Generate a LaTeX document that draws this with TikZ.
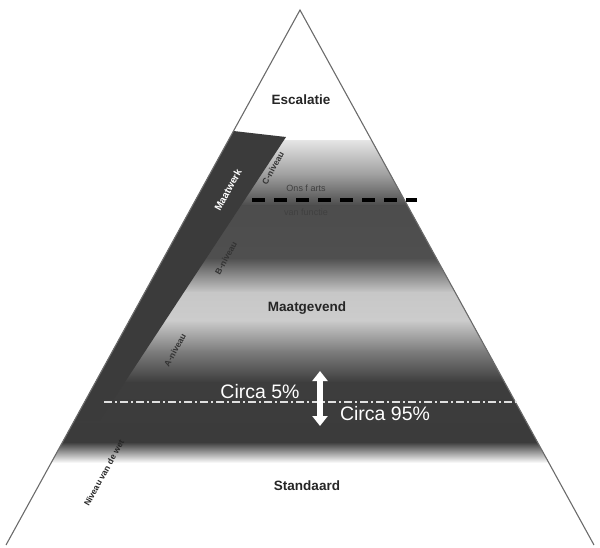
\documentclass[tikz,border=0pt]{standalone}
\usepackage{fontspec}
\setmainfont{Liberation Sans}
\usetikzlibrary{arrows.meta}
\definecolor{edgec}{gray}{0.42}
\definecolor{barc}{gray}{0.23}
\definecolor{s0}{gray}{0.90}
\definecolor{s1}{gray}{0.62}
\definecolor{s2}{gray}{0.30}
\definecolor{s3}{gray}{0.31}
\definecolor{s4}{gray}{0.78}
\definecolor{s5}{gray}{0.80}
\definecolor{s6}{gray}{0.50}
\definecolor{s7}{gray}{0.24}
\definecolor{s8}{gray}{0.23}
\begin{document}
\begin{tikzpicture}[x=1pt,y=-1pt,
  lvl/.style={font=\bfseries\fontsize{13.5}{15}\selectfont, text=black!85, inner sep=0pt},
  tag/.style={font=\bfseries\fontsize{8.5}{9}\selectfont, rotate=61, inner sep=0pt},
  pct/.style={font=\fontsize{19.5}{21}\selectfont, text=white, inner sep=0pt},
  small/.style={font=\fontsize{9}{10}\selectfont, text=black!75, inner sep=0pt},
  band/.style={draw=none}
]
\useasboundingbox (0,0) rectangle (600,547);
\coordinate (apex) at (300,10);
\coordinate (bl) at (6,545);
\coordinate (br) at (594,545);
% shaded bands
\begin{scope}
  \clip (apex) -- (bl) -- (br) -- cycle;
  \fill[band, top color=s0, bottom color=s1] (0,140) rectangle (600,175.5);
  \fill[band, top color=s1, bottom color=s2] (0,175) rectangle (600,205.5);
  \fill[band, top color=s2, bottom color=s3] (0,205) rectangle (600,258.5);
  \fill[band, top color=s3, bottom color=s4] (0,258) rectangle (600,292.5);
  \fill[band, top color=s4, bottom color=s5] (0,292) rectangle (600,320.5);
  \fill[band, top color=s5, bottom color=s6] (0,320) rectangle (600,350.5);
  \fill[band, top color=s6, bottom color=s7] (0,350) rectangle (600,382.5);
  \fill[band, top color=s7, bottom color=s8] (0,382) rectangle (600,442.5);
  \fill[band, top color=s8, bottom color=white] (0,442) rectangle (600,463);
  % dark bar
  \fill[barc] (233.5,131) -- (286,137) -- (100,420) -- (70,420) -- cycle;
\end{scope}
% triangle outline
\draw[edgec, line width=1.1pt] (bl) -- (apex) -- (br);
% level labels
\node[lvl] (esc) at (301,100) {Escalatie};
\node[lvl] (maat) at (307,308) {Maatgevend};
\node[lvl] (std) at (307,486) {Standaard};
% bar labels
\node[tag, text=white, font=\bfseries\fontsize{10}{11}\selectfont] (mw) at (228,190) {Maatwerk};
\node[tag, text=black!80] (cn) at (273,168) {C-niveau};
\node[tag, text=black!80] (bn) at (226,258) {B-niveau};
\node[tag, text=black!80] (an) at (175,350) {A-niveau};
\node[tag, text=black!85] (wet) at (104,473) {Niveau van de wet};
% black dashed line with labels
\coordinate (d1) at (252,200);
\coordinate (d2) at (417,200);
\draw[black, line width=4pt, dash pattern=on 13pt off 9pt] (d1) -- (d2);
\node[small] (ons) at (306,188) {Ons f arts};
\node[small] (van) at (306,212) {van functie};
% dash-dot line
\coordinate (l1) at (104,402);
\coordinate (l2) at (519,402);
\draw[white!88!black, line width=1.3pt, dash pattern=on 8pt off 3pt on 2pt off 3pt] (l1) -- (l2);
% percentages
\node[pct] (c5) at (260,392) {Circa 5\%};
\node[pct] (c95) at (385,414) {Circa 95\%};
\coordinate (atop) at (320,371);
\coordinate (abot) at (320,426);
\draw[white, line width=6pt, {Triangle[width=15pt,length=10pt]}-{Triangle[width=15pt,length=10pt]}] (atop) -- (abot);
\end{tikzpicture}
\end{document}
• • •
#### Requirements:
Transcribe all of the material exactly, leaving out whatever pictures it contains.

#### Task answer:
Generate a LaTeX document that draws this with TikZ.
\documentclass[tikz,border=0pt]{standalone}
\usepackage{fontspec}
\setmainfont{Liberation Sans}
\usetikzlibrary{arrows.meta}
\definecolor{edgec}{gray}{0.42}
\definecolor{barc}{gray}{0.23}
\definecolor{s0}{gray}{0.90}
\definecolor{s1}{gray}{0.62}
\definecolor{s2}{gray}{0.30}
\definecolor{s3}{gray}{0.31}
\definecolor{s4}{gray}{0.78}
\definecolor{s5}{gray}{0.80}
\definecolor{s6}{gray}{0.50}
\definecolor{s7}{gray}{0.24}
\definecolor{s8}{gray}{0.23}
\begin{document}
\begin{tikzpicture}[x=1pt,y=-1pt,
  lvl/.style={font=\bfseries\fontsize{13.5}{15}\selectfont, text=black!85, inner sep=0pt},
  tag/.style={font=\bfseries\fontsize{8.5}{9}\selectfont, rotate=61, inner sep=0pt},
  pct/.style={font=\fontsize{19.5}{21}\selectfont, text=white, inner sep=0pt},
  small/.style={font=\fontsize{9}{10}\selectfont, text=black!75, inner sep=0pt},
  band/.style={draw=none}
]
\useasboundingbox (0,0) rectangle (600,547);
\coordinate (apex) at (300,10);
\coordinate (bl) at (6,545);
\coordinate (br) at (594,545);
% shaded bands
\begin{scope}
  \clip (apex) -- (bl) -- (br) -- cycle;
  \fill[band, top color=s0, bottom color=s1] (0,140) rectangle (600,175.5);
  \fill[band, top color=s1, bottom color=s2] (0,175) rectangle (600,205.5);
  \fill[band, top color=s2, bottom color=s3] (0,205) rectangle (600,258.5);
  \fill[band, top color=s3, bottom color=s4] (0,258) rectangle (600,292.5);
  \fill[band, top color=s4, bottom color=s5] (0,292) rectangle (600,320.5);
  \fill[band, top color=s5, bottom color=s6] (0,320) rectangle (600,350.5);
  \fill[band, top color=s6, bottom color=s7] (0,350) rectangle (600,382.5);
  \fill[band, top color=s7, bottom color=s8] (0,382) rectangle (600,442.5);
  \fill[band, top color=s8, bottom color=white] (0,442) rectangle (600,463);
  % dark bar
  \fill[barc] (233.5,131) -- (286,137) -- (100,420) -- (70,420) -- cycle;
\end{scope}
% triangle outline
\draw[edgec, line width=1.1pt] (bl) -- (apex) -- (br);
% level labels
\node[lvl] (esc) at (301,100) {Escalatie};
\node[lvl] (maat) at (307,308) {Maatgevend};
\node[lvl] (std) at (307,486) {Standaard};
% bar labels
\node[tag, text=white, font=\bfseries\fontsize{10}{11}\selectfont] (mw) at (228,190) {Maatwerk};
\node[tag, text=black!80] (cn) at (273,168) {C-niveau};
\node[tag, text=black!80] (bn) at (226,258) {B-niveau};
\node[tag, text=black!80] (an) at (175,350) {A-niveau};
\node[tag, text=black!85] (wet) at (104,473) {Niveau van de wet};
% black dashed line with labels
\coordinate (d1) at (252,200);
\coordinate (d2) at (417,200);
\draw[black, line width=4pt, dash pattern=on 13pt off 9pt] (d1) -- (d2);
\node[small] (ons) at (306,188) {Ons f arts};
\node[small] (van) at (306,212) {van functie};
% dash-dot line
\coordinate (l1) at (104,402);
\coordinate (l2) at (519,402);
\draw[white!88!black, line width=1.3pt, dash pattern=on 8pt off 3pt on 2pt off 3pt] (l1) -- (l2);
% percentages
\node[pct] (c5) at (260,392) {Circa 5\%};
\node[pct] (c95) at (385,414) {Circa 95\%};
\coordinate (atop) at (320,371);
\coordinate (abot) at (320,426);
\draw[white, line width=6pt, {Triangle[width=15pt,length=10pt]}-{Triangle[width=15pt,length=10pt]}] (atop) -- (abot);
\end{tikzpicture}
\end{document}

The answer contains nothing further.